Mo Yan, born on February 17, 1955, is a renowned Chinese author. He is the winner of the Nobel Prize for Literature in 2012. Mo is best known in the West for two of his novels which were the basis of the film Red Sorghum. He was appointed a deputy chairman of the quasi-official Chinese Writers' Association in November 2011.
Delighted Mo Yan vows to 'strive harder' after Nobel
Agence France-Presse in Beijing
Chinese author Mo Yan said he was delighted at winning this year’s Nobel prize for literature on Thursday, which will inspire him to “strive harder” in his writing, state media reported.
“On hearing the news that I won the award, I was very happy,” Mo Yan was quoted as saying by the official China News Service.
“I will focus on creating new works. I will strive harder to thank everyone.”
The Swedish Academy which announced the award in Stockholm said Mo Yan, 57, one of China’s leading authors of recent decades, was recognised for works that “create a world reminiscent in its complexity of those in the writings of William Faulkner and Gabriel Garcia Marquez”.

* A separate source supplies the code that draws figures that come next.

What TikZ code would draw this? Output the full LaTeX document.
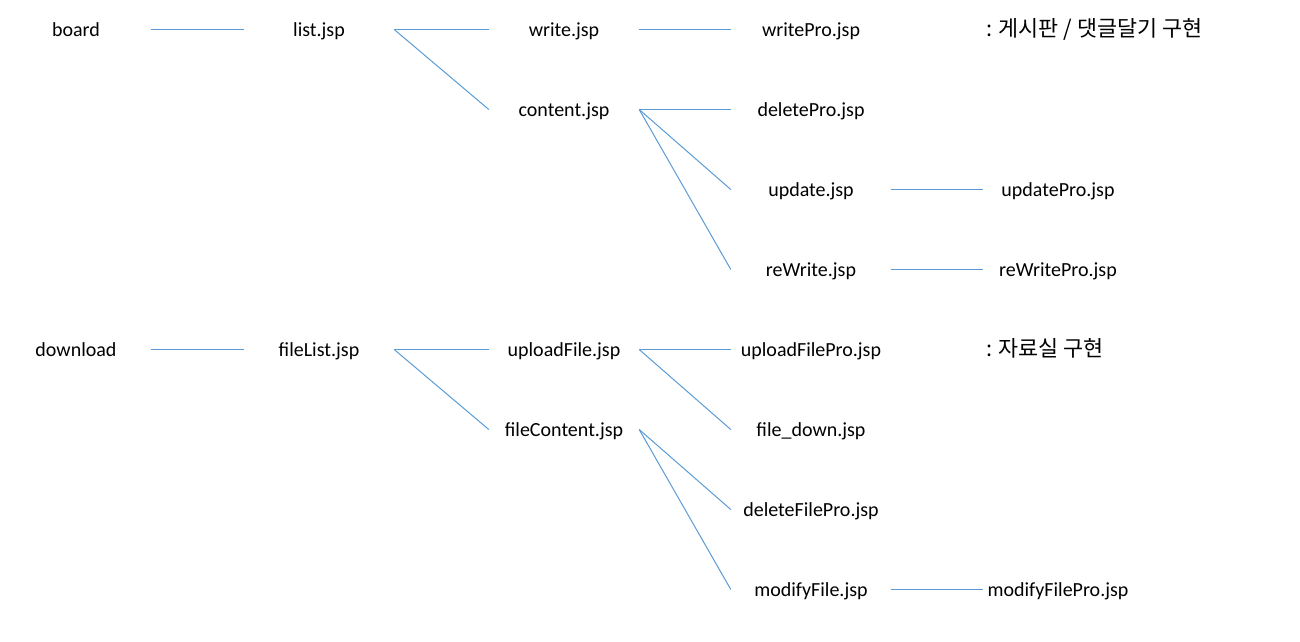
\documentclass[tikz,border=0pt]{standalone}
\usepackage{fontspec}
\setmainfont{Carlito}
\newfontfamily\krfont{Noto Sans CJK KR}
\usetikzlibrary{positioning}
\definecolor{linkblue}{RGB}{91,155,213}

\begin{document}
\begin{tikzpicture}[x=1pt,y=-1pt,
  page/.style={inner sep=0pt,minimum width=150pt,text height=19pt,text depth=4.2pt,
    font=\fontsize{20}{24}\selectfont},
  widepage/.style={page,minimum width=160pt},
  link/.style={draw=linkblue,line width=1pt},
  note/.style={anchor=base west,inner sep=0pt,font=\krfont\fontsize{21.8}{26}\selectfont}]
\useasboundingbox (0,0) rectangle (1300,641);
% board
\node[page] (board) at (76,29.5) {board};
\node[page] (list) at (319,29.5) {list.jsp};
\node[page] (write) at (564,29.5) {write.jsp};
\node[page] (content) at (564,109.5) {content.jsp};
\node[widepage] (writePro) at (811,29.5) {writePro.jsp};
\node[widepage] (deletePro) at (811,109.5) {deletePro.jsp};
\node[widepage] (update) at (811,189.5) {update.jsp};
\node[widepage] (reWrite) at (811,269.5) {reWrite.jsp};
\node[page] (updatePro) at (1058,189.5) {updatePro.jsp};
\node[page] (reWritePro) at (1058,269.5) {reWritePro.jsp};
\node[note] (boardNote) at (986,36.7) {: 게시판 / 댓글달기 구현};
\draw[link] (board.east) -- (list.west);
\draw[link] (list.east) -- (write.west);
\draw[link] (list.east) -- (content.west);
\draw[link] (write.east) -- (writePro.west);
\draw[link] (content.east) -- (deletePro.west);
\draw[link] (content.east) -- (update.west);
\draw[link] (content.east) -- (reWrite.west);
\draw[link] (update.east) -- (updatePro.west);
\draw[link] (reWrite.east) -- (reWritePro.west);
% download
\node[page] (download) at (76,349.5) {download};
\node[page] (fileList) at (319,349.5) {fileList.jsp};
\node[page] (uploadFile) at (564,349.5) {uploadFile.jsp};
\node[page] (fileContent) at (564,429.5) {fileContent.jsp};
\node[widepage] (uploadFilePro) at (811,349.5) {uploadFilePro.jsp};
\node[widepage] (fileDown) at (811,429.5) {file\_down.jsp};
\node[widepage] (deleteFilePro) at (811,509.5) {deleteFilePro.jsp};
\node[widepage] (modifyFile) at (811,589.5) {modifyFile.jsp};
\node[page] (modifyFilePro) at (1058,589.5) {modifyFilePro.jsp};
\node[note] (downloadNote) at (986,356.7) {: 자료실 구현};
\draw[link] (download.east) -- (fileList.west);
\draw[link] (fileList.east) -- (uploadFile.west);
\draw[link] (fileList.east) -- (fileContent.west);
\draw[link] (uploadFile.east) -- (uploadFilePro.west);
\draw[link] (uploadFile.east) -- (fileDown.west);
\draw[link] (fileContent.east) -- (deleteFilePro.west);
\draw[link] (fileContent.east) -- (modifyFile.west);
\draw[link] (modifyFile.east) -- (modifyFilePro.west);
\end{tikzpicture}
\end{document}
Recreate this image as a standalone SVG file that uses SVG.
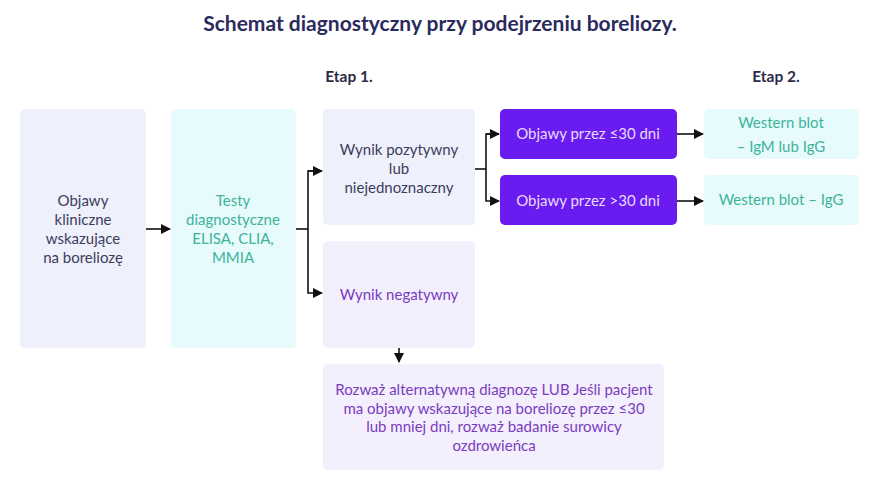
<svg xmlns="http://www.w3.org/2000/svg" width="880" height="480" viewBox="0 0 880 480">
<defs>
<marker id="ah" viewBox="0 0 10 10" refX="9" refY="5" markerWidth="10" markerHeight="10" markerUnits="userSpaceOnUse" orient="auto">
<path d="M0,0 L10,5 L0,10 z" fill="#111"/>
</marker>
<style>
text{font-family:"Lato","Liberation Sans",sans-serif;font-size:15px;text-anchor:middle}
.title{font-size:21px;font-weight:bold;fill:#2b2a5c}
.etap{font-size:15.5px;font-weight:bold;fill:#2b2b48}
.lav{fill:#eef0fc}
.cyan{fill:#e7fbfc}
.pur{fill:#f3effd}
.vio{fill:#6a1bf0}
.dk{fill:#3d3d5c}
.tl{fill:#3db39b}
.pt{fill:#7a3cbf}
.wt{fill:#e6dcff}
.c{fill:none;stroke:#111;stroke-width:1.6}
</style>
</defs>
<rect width="880" height="480" fill="#ffffff"/>
<text class="title" x="440" y="31">Schemat diagnostyczny przy podejrzeniu boreliozy.</text>
<text class="etap" x="349" y="82">Etap 1.</text>
<text class="etap" x="776" y="82">Etap 2.</text>

<g id="objawy">
<rect class="lav" x="20" y="109" width="126" height="239" rx="5"/>
<text class="dk" x="83" y="206">Objawy</text>
<text class="dk" x="83" y="225">kliniczne</text>
<text class="dk" x="83" y="244">wskazujące</text>
<text class="dk" x="83" y="263">na boreliozę</text>
</g>
<g id="testy">
<rect class="cyan" x="171" y="109" width="125" height="239" rx="5"/>
<text class="tl" x="233" y="206">Testy</text>
<text class="tl" x="233" y="225">diagnostyczne</text>
<text class="tl" x="233" y="244">ELISA, CLIA,</text>
<text class="tl" x="233" y="263">MMIA</text>
</g>
<g id="pozytywny">
<rect class="lav" x="323" y="109" width="152" height="116" rx="5"/>
<text class="dk" x="399" y="155">Wynik pozytywny</text>
<text class="dk" x="399" y="174">lub</text>
<text class="dk" x="399" y="193">niejednoznaczny</text>
</g>
<g id="negatywny">
<rect class="pur" x="323" y="241" width="152" height="107" rx="5"/>
<text class="pt" x="399" y="300">Wynik negatywny</text>
</g>
<g id="rozwaz">
<rect class="pur" x="323" y="364" width="341" height="106" rx="5"/>
<text class="pt" x="494" y="395">Rozważ alternatywną diagnozę LUB Jeśli pacjent</text>
<text class="pt" x="494" y="414">ma objawy wskazujące na boreliozę przez ≤30</text>
<text class="pt" x="494" y="432">lub mniej dni, rozważ badanie surowicy</text>
<text class="pt" x="494" y="451">ozdrowieńca</text>
</g>
<g id="le30">
<rect class="vio" x="500" y="109" width="177" height="50" rx="5"/>
<text class="wt" x="588" y="139">Objawy przez ≤30 dni</text>
</g>
<g id="gt30">
<rect class="vio" x="500" y="175" width="177" height="50" rx="5"/>
<text class="wt" x="588" y="206">Objawy przez &gt;30 dni</text>
</g>
<g id="wb1">
<rect class="cyan" x="704" y="109" width="155" height="50" rx="5"/>
<text class="tl" x="781" y="128">Western blot</text>
<text class="tl" x="781" y="152">– IgM lub IgG</text>
</g>
<g id="wb2">
<rect class="cyan" x="704" y="175" width="155" height="50" rx="5"/>
<text class="tl" x="781" y="205">Western blot – IgG</text>
</g>

<g id="connectors">
<line class="c" x1="146" y1="229" x2="170" y2="229" marker-end="url(#ah)"/>
<line class="c" x1="296" y1="229" x2="308" y2="229"/>
<path class="c" d="M322,171 H308 V293 H322" marker-end="url(#ah)"/>
<line class="c" x1="308" y1="171" x2="322" y2="171" marker-end="url(#ah)"/>
<line class="c" x1="475" y1="169" x2="486" y2="169"/>
<path class="c" d="M499,134 H486 V201 H499" marker-end="url(#ah)"/>
<line class="c" x1="486" y1="134" x2="499" y2="134" marker-end="url(#ah)"/>
<line class="c" x1="677" y1="134" x2="703" y2="134" marker-end="url(#ah)"/>
<line class="c" x1="677" y1="201" x2="703" y2="201" marker-end="url(#ah)"/>
<line class="c" x1="399" y1="348" x2="399" y2="362" marker-end="url(#ah)"/>
</g>
</svg>
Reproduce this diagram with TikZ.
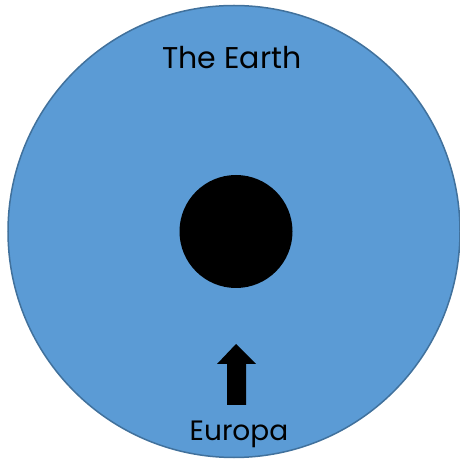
\documentclass[tikz,border=0pt]{standalone}
\usepackage{fontspec}
\setmainfont{Poppins}
\usetikzlibrary{positioning}

\definecolor{earthblue}{HTML}{5B9BD5}
\definecolor{earthline}{HTML}{41719C}

\begin{document}
\begin{tikzpicture}[x=1pt, y=1pt]
\useasboundingbox (0,0) rectangle (460,461);
\begin{scope}[every node/.style={inner sep=0pt, anchor=base}]

\fill [earthblue] (234,229.5) circle (226);
\draw [earthline, line width=1.5pt] (234,229.5) circle (226);
\fill [black] (236,229.5) circle (56.5);
\fill [black] (236,117) -- (256,97) -- (246,97) -- (246,56)
  -- (227,56) -- (227,97) -- (217,97) -- cycle;

\node [font=\fontsize{30}{34}\selectfont] (earth) at (232,392) {The Earth};
\node [font=\fontsize{28}{32}\selectfont] (europa) at (239,20) {Europa};
\end{scope}
\end{tikzpicture}
\end{document}
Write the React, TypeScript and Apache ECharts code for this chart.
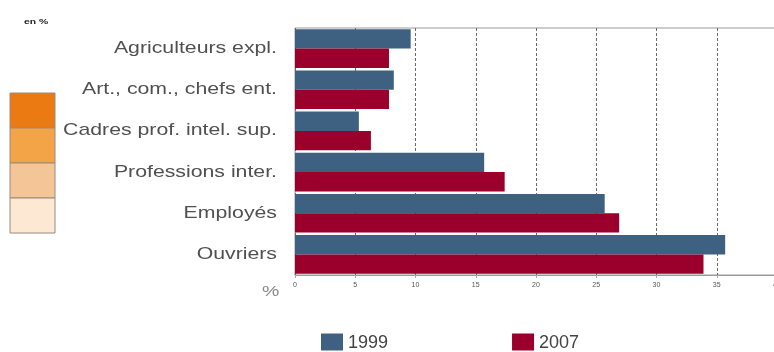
import React, { useEffect, useRef } from "react";
import * as echarts from "echarts";

const categories = [
  "Agriculteurs expl.",
  "Art., com., chefs ent.",
  "Cadres prof. intel. sup.",
  "Professions inter.",
  "Employés",
  "Ouvriers",
];
const values1999 = [9.6, 8.2, 5.3, 15.7, 25.7, 35.7];
const values2007 = [7.8, 7.8, 6.3, 17.4, 26.9, 33.9];
const seriesNames = ["1999", "2007"];
const legendBoxColors = ["#ec7a12", "#f3a446", "#f4c596", "#fde8d4"];

export default function App() {
  const ref = useRef<HTMLDivElement>(null);
  useEffect(() => {
    if (!ref.current) return;
    const chart = echarts.init(ref.current, null, { renderer: "svg" });
    const boxTop = 93;
    const cellH = 35;
    const boxGraphics = legendBoxColors.map((c, i) => ({
      type: "rect",
      shape: { x: 10, y: boxTop + i * cellH, width: 45, height: cellH },
      style: { fill: c, stroke: "#9a8a7a", lineWidth: 1 },
    }));
    const font = "Liberation Sans, Arial, sans-serif";
    chart.setOption({
      animation: false,
      textStyle: { fontFamily: font },
      grid: {
        left: 295,
        top: 28,
        width: 482,
        height: 247,
        show: true,
        borderColor: "#9a9a9a",
        borderWidth: 1,
        backgroundColor: "transparent",
      },
      legend: {
        data: seriesNames,
        left: 321,
        top: 333,
        padding: 0,
        itemWidth: 22,
        itemHeight: 17,
        itemGap: 124,
        icon: "rect",
        textStyle: { fontSize: 18, color: "#444", lineHeight: 17 },
      },
      xAxis: {
        type: "value",
        min: 0,
        max: 40,
        interval: 5,
        axisLine: { show: true, lineStyle: { color: "#9a9a9a" } },
        axisTick: { show: true, length: 3, lineStyle: { color: "#aaa" } },
        axisLabel: { fontSize: 7, color: "#555", margin: 6 },
        splitLine: {
          show: true,
          lineStyle: { color: "#6a6a6a", type: [3, 2], width: 1 },
        },
      },
      yAxis: {
        type: "category",
        data: categories,
        inverse: true,
        axisLine: { show: false },
        axisTick: { show: false },
        axisLabel: { show: false },
      },
      series: [
        {
          name: seriesNames[0],
          type: "bar",
          data: values1999,
          itemStyle: { color: "#3e6182" },
          barGap: "0%",
          barCategoryGap: "6%",
        },
        {
          name: seriesNames[1],
          type: "bar",
          data: values2007,
          itemStyle: { color: "#9b002c" },
          barGap: "0%",
          barCategoryGap: "6%",
        },
        {
          name: "labels",
          type: "custom",
          clip: false,
          silent: true,
          data: categories.map((c, i) => [0, i]),
          encode: { x: 0, y: 1 },
          renderItem: (params: any, api: any) => {
            const idx = api.value(1);
            const p = api.coord([0, idx]);
            return {
              type: "text",
              x: p[0] - 18,
              y: p[1] - 1,
              scaleX: 1.33,
              style: {
                text: categories[idx],
                align: "right",
                verticalAlign: "middle",
                fontSize: 16,
                fontFamily: font,
                fill: "#505050",
              },
            };
          },
        },
      ],
      graphic: [
        {
          type: "text",
          x: 24,
          y: 17,
          scaleX: 1.3,
          style: { text: "en %", fontSize: 8, fontWeight: "bold", fill: "#222" },
        },
        {
          type: "text",
          x: 262,
          y: 283,
          scaleX: 1.3,
          style: { text: "%", fontSize: 15, fill: "#888" },
        },
        ...boxGraphics,
      ],
    });
    return () => chart.dispose();
  }, []);
  return (
    <div
      ref={ref}
      style={{ position: "fixed", left: 0, top: 0, width: 800, height: 352 }}
    />
  );
}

The prize is a “happy thing” for China’s literary world, an official with the state-sanctioned Chinese Writer’s Association said.
“We are very happy. This is a happy thing for the China litreary world,” He Jianming, vice chairman of the association, told state television.
Mo Yan became the first Chinese national and just the second Chinese-language writer to be awarded the coveted prize.
The positive response from the writer’s association indicated China would hold up the award as a victory for the state literature policy of the Communist Party, which muzzles critical voices among writers.
That would stand in sharp contrast to Beijing’s reaction toward previous China-related Nobel wins.
The government was highly critical of the litreature prize awarded to author Gao Xingjian in 2000, the first Chinese-language writer to win the award. Gao had fled China in the 1980s and took French citizenship in 1997.
Beijing also loudly denounced the award of the Nobel Peace Prize to the exiled Tibetan spiritual leader the Dalai Lama in 1989 and to jailed political dissident Liu Xiaobo in 2010.
Liu won the Peace Prize for his advocacy of democratic change in the country.
China lashed out, refusing to let Liu attend the award ceremony in Oslo, vilifying the Norwegian committee that chooses the awards as “clowns” and punishing Norway’s government with diplomatic retaliation.